# Need help with a pencil mod.



## Cja123 (Oct 14, 2008)

Hello, I am relatively new to this board and was wondering if I could get some help with a pencil mod. I have little knowledge of the procedure but understand you must shade a resistor in order to solve a v droop problem.

Well I have an EVGA 780i SLI mother board and I think I know where the resistors I am looking to mod are. I don't know what to do in the next step. I know you must have a 2B/4B pencil (Have no clue what the numbers mean or where to get a 2B or 4B pencil) and I think you have to shade it 2 to 3 times back and forth. Anyways I'm pretty ignorant of what I need to do and could use some help. It's killing me to have a Q6600 (SALCR) and have v droop so bad that I have to set CPU voltage to 1.58v to be stable at 3.6ghz.

Once again any help would be appreciated.


----------



## Mussels (Oct 14, 2008)

thats pretty much it. you shade over it until the vdroop goes away.

FYI, dont make it go ENTIRELY away.
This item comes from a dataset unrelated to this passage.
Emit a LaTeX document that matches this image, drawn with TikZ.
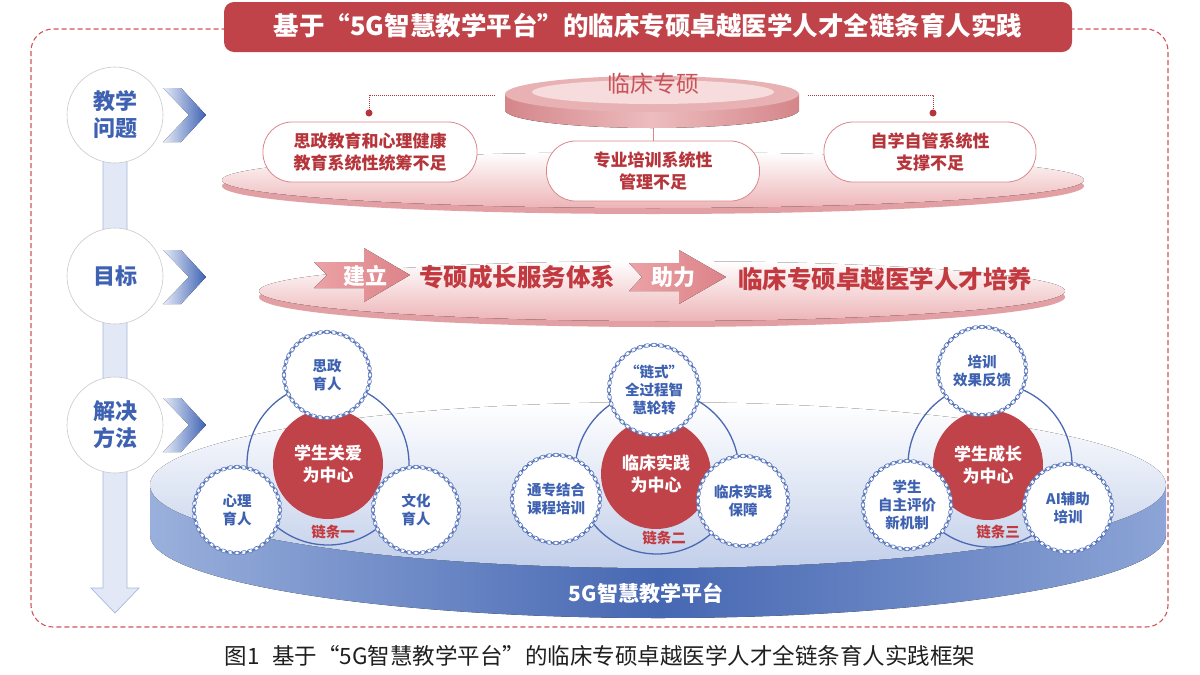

A little bit of vdroop is a good thing for the safety of the hardware according to an article i read a while back.

(if you set 1.45v and it runs at 1.435v... whatever. its close enough)


----------



## Cja123 (Oct 14, 2008)

Alright do I need any special type of pencil? and do I need any other equipment?


----------



## Mussels (Oct 14, 2008)

Cja123 said:


> Alright do I need any special type of pencil? and do I need any other equipment?



you need a 2B pencil as you said in the first post.

A way to measure the voltage would be good, i just sat my lan rig in the BIOS and watched the CPU voltage as i stroked the resistor, and then put some tape over it when i was done.


----------



## Cja123 (Oct 14, 2008)

Alright so it's okay to do this while your computer is on then. And did you use electrical tape? oh and one more thing, do you know where I could get a 2b pencil? Oh and do you shade over the entire resistor or is there parts you should stay away from? (I know man of many questions lol)


----------



## Mussels (Oct 14, 2008)

Cja123 said:


> Alright so it's okay to do this while your computer is on then. And did you use electrical tape? oh and one more thing, do you know where I could get a 2b pencil? Oh and do you shade over the entire resistor or is there parts you should stay away from? (I know man of many questions lol)



2B pencil - anywhere that sells pencils  its one of the most common types.

I just used regular sticky tape, electrical tape tends to leave too much of a residue for my liking.

You shade from end to end, slowly.

its kinda like this
[]=[]

The part that does the actual resisting is in the middle, and what you're doing by shading over the top (connecting the two side parts) is letting some power pass through the pencil lead instead of through the resistor, increasing the voltage/total power. Just take it slowly, because you dont want it to raise up suddenly (EG, you set 1.4V and 1.6V comes out and boooom)


----------



## sneekypeet (Oct 14, 2008)

um shouldnt the fact that a digital multi meter is a must on this mod as well? Look at the ohms and see how much its changed/lowered b4 you turn it on and realize its way too much pencil.


----------



## Mussels (Oct 14, 2008)

sneekypeet said:


> um shouldnt the fact that a digital multi meter is a must on this mod as well? Look at the ohms and see how much its changed/lowered b4 you turn it on and realize its way too much pencil.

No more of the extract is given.